▶ To do
Print the listing from its top line through the line containing "from matplotlib.patches import Rectangle", nothing more, and leave out the pictures.

** START Available data **

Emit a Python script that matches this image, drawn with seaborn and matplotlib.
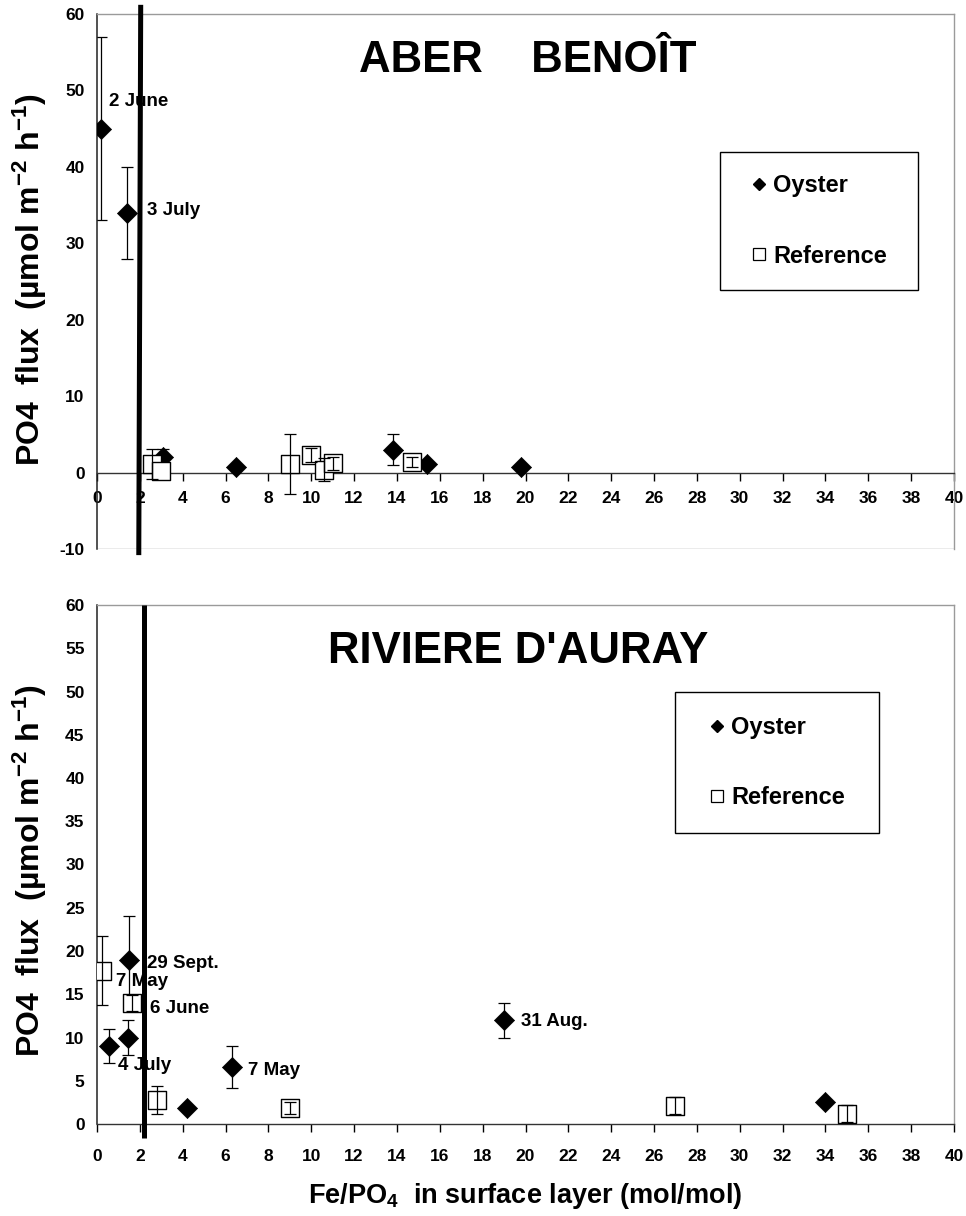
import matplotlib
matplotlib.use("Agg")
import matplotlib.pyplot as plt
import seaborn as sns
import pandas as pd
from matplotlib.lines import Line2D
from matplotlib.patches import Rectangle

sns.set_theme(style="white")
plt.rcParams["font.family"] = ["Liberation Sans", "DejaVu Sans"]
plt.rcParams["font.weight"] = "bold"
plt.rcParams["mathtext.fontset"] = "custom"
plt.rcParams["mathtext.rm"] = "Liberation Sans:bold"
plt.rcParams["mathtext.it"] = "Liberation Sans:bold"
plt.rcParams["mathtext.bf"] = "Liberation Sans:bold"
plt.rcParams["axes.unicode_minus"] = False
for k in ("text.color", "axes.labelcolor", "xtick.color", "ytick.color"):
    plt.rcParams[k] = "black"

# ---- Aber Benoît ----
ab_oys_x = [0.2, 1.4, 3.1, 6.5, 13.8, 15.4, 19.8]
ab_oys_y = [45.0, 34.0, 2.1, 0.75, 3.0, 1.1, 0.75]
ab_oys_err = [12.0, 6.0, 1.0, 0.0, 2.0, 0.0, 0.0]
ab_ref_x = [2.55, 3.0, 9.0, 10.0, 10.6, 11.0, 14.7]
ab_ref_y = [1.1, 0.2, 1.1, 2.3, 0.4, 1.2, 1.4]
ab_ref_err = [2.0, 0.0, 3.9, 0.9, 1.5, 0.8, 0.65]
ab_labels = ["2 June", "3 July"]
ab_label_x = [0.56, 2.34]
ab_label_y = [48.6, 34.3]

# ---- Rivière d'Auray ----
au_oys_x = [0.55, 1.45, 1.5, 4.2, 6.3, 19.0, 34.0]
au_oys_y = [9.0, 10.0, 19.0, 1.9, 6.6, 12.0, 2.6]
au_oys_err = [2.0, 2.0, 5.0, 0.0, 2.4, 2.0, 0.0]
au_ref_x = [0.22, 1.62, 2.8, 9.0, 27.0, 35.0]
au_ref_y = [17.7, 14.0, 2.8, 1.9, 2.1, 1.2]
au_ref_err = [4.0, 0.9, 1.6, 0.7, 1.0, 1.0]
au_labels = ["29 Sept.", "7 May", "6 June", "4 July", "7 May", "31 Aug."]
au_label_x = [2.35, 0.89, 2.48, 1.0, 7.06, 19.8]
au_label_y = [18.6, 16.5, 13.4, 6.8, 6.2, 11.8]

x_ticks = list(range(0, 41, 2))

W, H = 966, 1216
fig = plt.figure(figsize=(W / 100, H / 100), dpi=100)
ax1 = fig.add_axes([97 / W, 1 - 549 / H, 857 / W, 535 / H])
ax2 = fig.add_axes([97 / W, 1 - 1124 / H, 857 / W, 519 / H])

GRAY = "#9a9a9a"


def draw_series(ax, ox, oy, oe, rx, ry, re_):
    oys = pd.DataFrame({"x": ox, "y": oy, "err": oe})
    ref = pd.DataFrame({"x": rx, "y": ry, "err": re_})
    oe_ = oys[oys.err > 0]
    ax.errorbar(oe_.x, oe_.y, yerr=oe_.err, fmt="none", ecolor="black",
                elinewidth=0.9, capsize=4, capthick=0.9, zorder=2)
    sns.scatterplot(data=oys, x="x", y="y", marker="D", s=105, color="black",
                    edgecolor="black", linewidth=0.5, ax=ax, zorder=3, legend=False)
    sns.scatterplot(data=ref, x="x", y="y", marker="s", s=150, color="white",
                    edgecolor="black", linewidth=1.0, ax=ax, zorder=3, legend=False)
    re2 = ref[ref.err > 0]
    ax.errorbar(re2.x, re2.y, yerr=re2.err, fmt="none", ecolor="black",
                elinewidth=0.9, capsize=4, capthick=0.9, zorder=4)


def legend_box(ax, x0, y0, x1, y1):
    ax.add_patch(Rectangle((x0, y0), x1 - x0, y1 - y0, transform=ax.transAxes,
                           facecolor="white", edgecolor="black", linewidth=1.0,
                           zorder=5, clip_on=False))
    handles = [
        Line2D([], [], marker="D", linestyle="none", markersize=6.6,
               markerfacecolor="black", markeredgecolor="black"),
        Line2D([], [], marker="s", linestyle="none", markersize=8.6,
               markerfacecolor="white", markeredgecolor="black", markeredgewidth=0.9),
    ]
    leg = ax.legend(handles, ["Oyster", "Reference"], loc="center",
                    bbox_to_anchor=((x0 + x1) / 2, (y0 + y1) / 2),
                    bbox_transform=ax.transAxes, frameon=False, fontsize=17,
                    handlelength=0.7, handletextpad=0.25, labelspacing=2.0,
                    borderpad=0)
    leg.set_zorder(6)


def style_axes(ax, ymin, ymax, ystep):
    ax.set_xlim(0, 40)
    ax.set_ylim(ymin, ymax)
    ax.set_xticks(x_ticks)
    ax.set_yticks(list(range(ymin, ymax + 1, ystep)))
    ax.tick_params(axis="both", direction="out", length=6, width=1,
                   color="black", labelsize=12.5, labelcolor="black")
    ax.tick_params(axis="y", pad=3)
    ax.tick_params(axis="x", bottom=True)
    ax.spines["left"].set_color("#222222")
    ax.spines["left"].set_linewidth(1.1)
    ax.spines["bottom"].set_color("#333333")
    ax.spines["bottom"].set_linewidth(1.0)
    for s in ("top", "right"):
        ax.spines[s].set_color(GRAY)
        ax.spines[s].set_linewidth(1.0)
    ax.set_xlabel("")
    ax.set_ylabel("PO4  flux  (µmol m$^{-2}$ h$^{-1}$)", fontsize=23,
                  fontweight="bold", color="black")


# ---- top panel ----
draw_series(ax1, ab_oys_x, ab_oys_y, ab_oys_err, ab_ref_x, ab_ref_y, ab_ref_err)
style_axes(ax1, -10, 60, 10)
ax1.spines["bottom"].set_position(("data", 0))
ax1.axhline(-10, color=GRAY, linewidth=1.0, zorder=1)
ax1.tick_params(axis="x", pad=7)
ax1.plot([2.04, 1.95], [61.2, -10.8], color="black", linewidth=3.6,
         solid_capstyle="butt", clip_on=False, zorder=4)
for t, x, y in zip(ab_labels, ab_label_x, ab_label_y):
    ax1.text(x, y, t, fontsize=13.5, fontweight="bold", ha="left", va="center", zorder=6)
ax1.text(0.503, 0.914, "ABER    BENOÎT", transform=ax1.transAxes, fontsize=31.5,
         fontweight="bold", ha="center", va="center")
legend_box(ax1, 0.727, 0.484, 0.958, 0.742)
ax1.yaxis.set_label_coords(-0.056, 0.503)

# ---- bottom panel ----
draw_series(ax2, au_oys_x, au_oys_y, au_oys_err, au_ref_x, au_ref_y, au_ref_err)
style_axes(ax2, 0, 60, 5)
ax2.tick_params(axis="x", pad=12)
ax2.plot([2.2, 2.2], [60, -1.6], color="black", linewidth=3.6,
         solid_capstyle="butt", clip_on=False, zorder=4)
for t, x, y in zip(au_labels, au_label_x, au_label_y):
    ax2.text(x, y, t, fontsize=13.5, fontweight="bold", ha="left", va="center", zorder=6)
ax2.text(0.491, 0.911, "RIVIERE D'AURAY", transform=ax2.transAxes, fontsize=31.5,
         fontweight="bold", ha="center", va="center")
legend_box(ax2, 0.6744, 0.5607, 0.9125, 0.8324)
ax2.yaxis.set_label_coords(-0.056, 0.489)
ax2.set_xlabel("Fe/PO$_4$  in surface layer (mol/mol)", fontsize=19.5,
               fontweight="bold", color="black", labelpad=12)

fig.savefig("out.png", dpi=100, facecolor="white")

** END Available data **

▶ Solution for this task
Emit a Python script that matches this image, drawn with seaborn and matplotlib.
import matplotlib
matplotlib.use("Agg")
import matplotlib.pyplot as plt
import seaborn as sns
import pandas as pd
from matplotlib.lines import Line2D
from matplotlib.patches import Rectangle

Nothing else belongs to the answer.